Review: CRAWL

By Laurie Coker
Rating: C

Recently, the Birding Center in South Padre Island, Texas brought alligators to the Island. Big Padre, a fourteen-foot-long monster, and other smaller gators now call South Padre home. Feasting on a diet of chickens, Big Padre draws in the tourists and gives life to a deadly predator. Even from behind the safety, alligators are terrifying, equal to a great white with legs – deadly on land and in water. Crawl, a father/daughter survival film, brings behemoth gators to the big screen.  Director and co-writer Alexander Aja mixes up and serves audiences a hurricane soup of reptilian flesh munchers. Kaya Scodelario and Barry Pepper star in this fast-paced predator thriller, the kind deserving of a shudder and a chuckle.

Haley (Scodelario), worried about her brooding father, ignores common senses drives toward the family home and directly into an impending storm. She quickly finds her dad (Pepper), badly bitten and bleeding in the crawl space under the house. In truth, however, the story doesn’t matter, because the gator makes short shrift of anyone and everyone they encounter, except that, is, for Haley the record-holding swimmer and her fortunate father – oh, and a dog.

Aja’s CGI power-houses prey on thieves and rescuers alike, demonstrating the mindlessness of their free-for-all feeding frenzy – think gator-nado, leaving Haley to fend for herself and save her father. The computer-generated monsters are daunting and Aja throws in some well-placed surprise moments. In every over-the-top circumstance, Scodelario plays the super-hero role like a real-life Wonder Woman. Quality acting is hardly necessary when the role calls for pained looks and hollering. Still, Scodelario takes the role seriously. She shares the starring role, not with Pepper, but rather, with the raging weather and hungry beasts and she holds her own.

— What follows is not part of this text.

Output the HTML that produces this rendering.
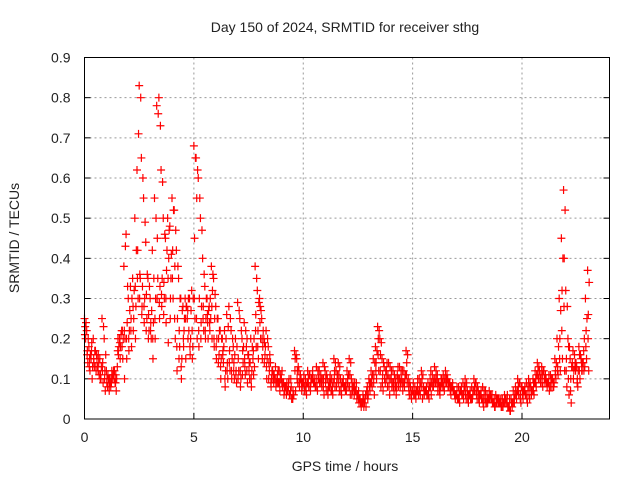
<!DOCTYPE html>
<html><head><meta charset="utf-8"><style>
body{margin:0;background:#fff}
svg{display:block;font-family:"Liberation Sans",sans-serif}
</style></head><body>
<svg id="chart" width="640" height="480" viewBox="0 0 640 480">
<rect width="640" height="480" fill="#fff"/>
<text x="345" y="32" font-size="14" text-anchor="middle" fill="#222">Day 150 of 2024, SRMTID for receiver sthg</text>
<text transform="translate(19,238) rotate(-90)" font-size="14" text-anchor="middle" fill="#222">SRMTID / TECUs</text>
<text x="345" y="471" font-size="14" text-anchor="middle" fill="#222">GPS time / hours</text>
<g id="grid"></g><g id="marks"></g>
<rect x="84.5" y="57.5" width="525" height="361.5" fill="none" stroke="#000" stroke-width="1"/>
</svg>
<script>
const xTicks=[0,5,10,15,20];
const yTicks=[0,0.1,0.2,0.3,0.4,0.5,0.6,0.7,0.8,0.9];
const yTickLabels=["0","0.1","0.2","0.3","0.4","0.5","0.6","0.7","0.8","0.9"];
const tStart=0, tStep=0.1;
const seriesA=[0.25,0.22,0.18,0.15,0.2,0.17,0.13,0.15,0.25,0.2,
0.12,0.1,0.08,0.11,0.09,0.13,0.2,0.22,0.38,0.46,
0.3,0.33,0.35,0.5,0.62,0.83,0.65,0.55,0.44,0.35,
0.3,0.42,0.55,0.78,0.8,0.62,0.5,0.45,0.5,0.48,
0.55,0.52,0.42,0.35,0.3,0.28,0.3,0.25,0.3,0.32,
0.68,0.65,0.6,0.5,0.4,0.33,0.3,0.28,0.38,0.35,
0.28,0.25,0.22,0.2,0.22,0.26,0.28,0.22,0.18,0.2,
0.29,0.25,0.2,0.24,0.18,0.16,0.2,0.15,0.38,0.32,
0.3,0.25,0.2,0.22,0.18,0.14,0.12,0.1,0.1,0.12,
0.1,0.09,0.08,0.07,0.06,0.05,0.17,0.15,0.12,0.1,
0.09,0.1,0.12,0.11,0.1,0.09,0.13,0.1,0.11,0.14,
0.12,0.1,0.08,0.1,0.15,0.12,0.14,0.1,0.09,0.08,
0.12,0.15,0.1,0.08,0.07,0.06,0.05,0.04,0.04,0.07,
0.1,0.12,0.15,0.18,0.23,0.2,0.15,0.13,0.12,0.14,
0.1,0.12,0.09,0.11,0.13,0.1,0.12,0.17,0.1,0.08,
0.07,0.08,0.07,0.1,0.12,0.08,0.07,0.09,0.1,0.11,
0.13,0.1,0.09,0.1,0.11,0.12,0.1,0.09,0.08,0.07,
0.06,0.08,0.07,0.09,0.1,0.07,0.06,0.08,0.1,0.09,
0.07,0.06,0.08,0.05,0.06,0.07,0.05,0.04,0.06,0.05,
0.04,0.05,0.06,0.04,0.03,0.05,0.07,0.08,0.1,0.09,
0.08,0.07,0.09,0.1,0.08,0.1,0.12,0.14,0.12,0.13,
0.12,0.1,0.09,0.11,0.1,0.15,0.2,0.3,0.45,0.57,
0.32,0.2,0.15,0.14,0.16,0.13,0.18,0.15,0.14,0.3,
0.37];
const seriesB=[0.2,0.14,0.12,0.1,0.13,0.16,0.14,0.1,0.09,0.07,
0.08,0.1,0.12,0.1,0.07,0.16,0.18,0.15,0.2,0.24,
0.22,0.18,0.25,0.28,0.3,0.35,0.33,0.3,0.25,0.22,
0.2,0.24,0.3,0.35,0.33,0.35,0.3,0.37,0.4,0.35,
0.3,0.2,0.25,0.18,0.15,0.22,0.28,0.3,0.2,0.18,
0.25,0.2,0.3,0.28,0.22,0.25,0.2,0.3,0.32,0.25,
0.2,0.16,0.15,0.14,0.12,0.1,0.12,0.15,0.1,0.09,
0.12,0.1,0.14,0.11,0.09,0.1,0.12,0.2,0.18,0.15,
0.2,0.18,0.16,0.15,0.12,0.1,0.09,0.08,0.12,0.1,
0.08,0.07,0.09,0.1,0.08,0.06,0.07,0.09,0.1,0.08,
0.07,0.06,0.08,0.09,0.1,0.08,0.07,0.09,0.08,0.06,
0.07,0.08,0.09,0.06,0.08,0.1,0.07,0.06,0.08,0.09,
0.08,0.06,0.07,0.09,0.05,0.04,0.03,0.05,0.06,0.05,
0.07,0.08,0.06,0.1,0.12,0.08,0.07,0.09,0.08,0.06,
0.08,0.07,0.06,0.08,0.09,0.07,0.1,0.09,0.06,0.05,
0.06,0.05,0.07,0.06,0.05,0.07,0.06,0.05,0.06,0.08,
0.09,0.07,0.06,0.08,0.07,0.09,0.08,0.06,0.07,0.05,
0.05,0.04,0.06,0.07,0.05,0.04,0.05,0.06,0.07,0.05,
0.04,0.05,0.03,0.04,0.05,0.06,0.04,0.03,0.04,0.05,
0.03,0.04,0.05,0.03,0.02,0.03,0.04,0.05,0.06,0.04,
0.05,0.06,0.04,0.05,0.07,0.06,0.08,0.1,0.09,0.08,
0.09,0.08,0.07,0.1,0.08,0.1,0.11,0.12,0.15,0.12,
0.08,0.06,0.04,0.1,0.12,0.08,0.1,0.12,0.2,0.15,
0.12];
const seriesC=[0.23,0.17,0.15,0.19,0.14,0.12,0.16,0.11,0.14,0.12,
0.1,0.07,0.09,0.12,0.11,0.2,0.15,0.22,0.1,0.15,
0.17,0.25,0.22,0.2,0.42,0.36,0.28,0.24,0.31,0.26,
0.24,0.15,0.2,0.45,0.25,0.28,0.34,0.24,0.19,0.3,
0.42,0.38,0.12,0.22,0.1,0.18,0.15,0.2,0.16,0.15,
0.45,0.55,0.18,0.24,0.28,0.2,0.24,0.22,0.2,0.18,
0.15,0.2,0.1,0.17,0.08,0.14,0.17,0.1,0.14,0.12,
0.15,0.08,0.17,0.13,0.2,0.14,0.08,0.11,0.26,0.22,
0.28,0.15,0.19,0.1,0.14,0.08,0.11,0.13,0.09,0.07,
0.12,0.08,0.06,0.09,0.1,0.07,0.15,0.12,0.08,0.07,
0.11,0.08,0.1,0.07,0.12,0.1,0.08,0.12,0.09,0.1,
0.1,0.06,0.11,0.08,0.12,0.09,0.11,0.08,0.1,0.07,
0.1,0.11,0.08,0.06,0.09,0.07,0.04,0.06,0.05,0.08,
0.09,0.1,0.11,0.14,0.2,0.16,0.11,0.1,0.14,0.1,
0.12,0.09,0.1,0.13,0.08,0.12,0.08,0.14,0.07,0.06,
0.09,0.06,0.1,0.08,0.1,0.06,0.08,0.07,0.12,0.09,
0.1,0.11,0.08,0.1,0.09,0.1,0.09,0.08,0.09,0.06,
0.08,0.06,0.08,0.05,0.08,0.06,0.07,0.05,0.08,0.07,
0.06,0.07,0.05,0.07,0.04,0.05,0.06,0.05,0.05,0.04,
0.05,0.03,0.04,0.06,0.05,0.04,0.05,0.06,0.08,0.06,
0.07,0.08,0.06,0.08,0.06,0.09,0.1,0.12,0.1,0.11,
0.1,0.09,0.11,0.08,0.09,0.12,0.13,0.2,0.32,0.4,
0.15,0.18,0.1,0.17,0.14,0.1,0.16,0.12,0.12,0.22,
0.26];
const seriesD=[0.24,0.2,0.16,0.13,0.17,0.15,0.11,0.13,0.23,0.16,
0.11,0.09,0.1,0.12,0.1,0.18,0.21,0.2,0.43,0.33,
0.27,0.3,0.32,0.42,0.71,0.8,0.6,0.49,0.36,0.33,
0.27,0.35,0.5,0.76,0.73,0.59,0.46,0.42,0.47,0.41,
0.52,0.47,0.38,0.3,0.27,0.25,0.28,0.22,0.27,0.3,
0.65,0.62,0.55,0.47,0.36,0.3,0.27,0.25,0.36,0.31,
0.25,0.22,0.2,0.18,0.2,0.23,0.25,0.2,0.16,0.18,
0.27,0.22,0.18,0.22,0.16,0.14,0.18,0.13,0.35,0.29,
0.27,0.22,0.18,0.2,0.16,0.12,0.11,0.09,0.09,0.11,
0.09,0.08,0.07,0.06,0.05,0.06,0.16,0.13,0.11,0.09,
0.08,0.09,0.11,0.1,0.09,0.08,0.12,0.09,0.1,0.13,
0.11,0.09,0.07,0.09,0.14,0.11,0.13,0.09,0.08,0.07,
0.11,0.14,0.09,0.07,0.06,0.05,0.04,0.03,0.03,0.06,
0.09,0.11,0.14,0.17,0.22,0.19,0.14,0.12,0.11,0.13,
0.09,0.11,0.08,0.1,0.12,0.09,0.11,0.16,0.09,0.07,
0.06,0.07,0.06,0.09,0.11,0.07,0.06,0.08,0.09,0.1,
0.12,0.09,0.08,0.09,0.1,0.11,0.09,0.08,0.07,0.06,
0.05,0.07,0.06,0.08,0.09,0.06,0.05,0.07,0.09,0.08,
0.06,0.05,0.07,0.04,0.05,0.06,0.04,0.03,0.05,0.04,
0.03,0.04,0.05,0.03,0.02,0.04,0.06,0.07,0.09,0.08,
0.07,0.06,0.08,0.09,0.07,0.09,0.11,0.13,0.11,0.12,
0.11,0.09,0.08,0.1,0.09,0.14,0.18,0.27,0.4,0.52,
0.28,0.18,0.13,0.12,0.14,0.12,0.16,0.14,0.13,0.25,
0.34];
const seriesE=[0.21,0.16,0.13,0.17,0.15,0.13,0.12,0.1,0.12,0.1,
0.09,0.08,0.1,0.11,0.09,0.17,0.19,0.18,0.22,0.2,
0.2,0.22,0.28,0.33,0.35,0.3,0.26,0.28,0.22,0.2,
0.22,0.2,0.25,0.3,0.29,0.31,0.26,0.3,0.35,0.25,
0.35,0.25,0.18,0.15,0.13,0.2,0.25,0.27,0.18,0.22,
0.3,0.25,0.22,0.2,0.25,0.22,0.26,0.24,0.28,0.2,
0.18,0.14,0.13,0.16,0.1,0.12,0.14,0.12,0.12,0.11,
0.1,0.12,0.11,0.15,0.12,0.12,0.1,0.17,0.22,0.18,
0.24,0.2,0.14,0.13,0.1,0.09,0.1,0.1,0.11,0.09,
0.09,0.06,0.08,0.08,0.07,0.05,0.12,0.1,0.09,0.09,
0.09,0.07,0.09,0.08,0.11,0.09,0.1,0.1,0.1,0.08,
0.09,0.07,0.1,0.07,0.1,0.08,0.09,0.07,0.09,0.08,
0.09,0.08,0.06,0.07,0.07,0.05,0.04,0.04,0.05,0.06,
0.08,0.09,0.09,0.12,0.16,0.12,0.09,0.1,0.1,0.08,
0.1,0.08,0.08,0.1,0.1,0.09,0.09,0.11,0.08,0.06,
0.07,0.06,0.08,0.07,0.08,0.06,0.07,0.06,0.08,0.08,
0.09,0.09,0.07,0.09,0.08,0.09,0.08,0.07,0.08,0.06,
0.06,0.05,0.07,0.06,0.06,0.05,0.06,0.05,0.07,0.06,
0.05,0.06,0.04,0.05,0.05,0.05,0.05,0.04,0.04,0.04,
0.04,0.03,0.04,0.04,0.03,0.04,0.04,0.06,0.07,0.05,
0.06,0.07,0.05,0.06,0.07,0.07,0.09,0.11,0.1,0.09,
0.1,0.09,0.09,0.09,0.08,0.11,0.12,0.15,0.22,0.28,
0.12,0.1,0.07,0.13,0.13,0.09,0.12,0.14,0.17,0.18,
0.2];
const seriesList=[seriesA,seriesB,seriesC,seriesD,seriesE];
const seriesOffsets=[0,0.05,0.03,0.07,0.02];

const X0=84.5,X1=609.5,Y0=419,Y1=57.5,XMAX=24,YMAX=0.9;
const xs=v=>X0+(v/XMAX)*(X1-X0);
const ys=v=>Y0-(v/YMAX)*(Y0-Y1);
const NS="http://www.w3.org/2000/svg";
const grid=document.getElementById('grid');
const marks=document.getElementById('marks');
function mk(tag,attrs,parent){const e=document.createElementNS(NS,tag);for(const k in attrs)e.setAttribute(k,attrs[k]);parent.appendChild(e);return e;}
xTicks.forEach(t=>{
  const x=xs(t);
  if(t>0){const g=mk('line',{x1:x,x2:x,y1:Y1,y2:Y0,stroke:'#999','stroke-dasharray':'2,3'},grid);
  
  }
  const tk=mk('line',{x1:x,x2:x,y1:Y0,y2:Y0-6,stroke:'#000'},grid);
  
  
  const tx=mk('text',{x:x,y:Y0+23,'font-size':14,'text-anchor':'middle',fill:'#222'},grid);
  tx.textContent=String(t);
  
  
});
yTicks.forEach((t,i)=>{
  const y=ys(t);
  if(t>0&&t<YMAX){const g=mk('line',{x1:X0,x2:X1,y1:y,y2:y,stroke:'#999','stroke-dasharray':'2,3'},grid);
  
  }
  const tk=mk('line',{x1:X0,x2:X0+6,y1:y,y2:y,stroke:'#000'},grid);
  
  
  const tk2=mk('line',{x1:X1,x2:X1-6,y1:y,y2:y,stroke:'#000'},grid);
  
  
  const tx=mk('text',{x:X0-14,y:y+5,'font-size':14,'text-anchor':'end',fill:'#222'},grid);
  tx.textContent=yTickLabels[i];
  
  
});
seriesList.forEach((ser,si)=>{
  ser.forEach((v,i)=>{
    const x=xs(tStart+i*tStep+seriesOffsets[si]), y=ys(v);
    const p=mk('path',{d:`M${x-4},${y}H${x+4}M${x},${y-4}V${y+4}`,stroke:'#f00','stroke-width':1.2,fill:'none'},marks);
    
    
  });
});
</script>
</body></html>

Crawl, like other crazed creature thriller, cannot match up to the likes of Jaws, but it’s fun. For some, making jokes about the film’s preposterous premise will take precedence, while others, more fanatical for the genre, will love the quick-paced, teeth-gnashing, bone-crushing shock value of it all. Riddled with clichés and holes in realism, Crawl earns a C in the grade book. Even though it warrants more laughs than screams, it’s worth at least a matinee price.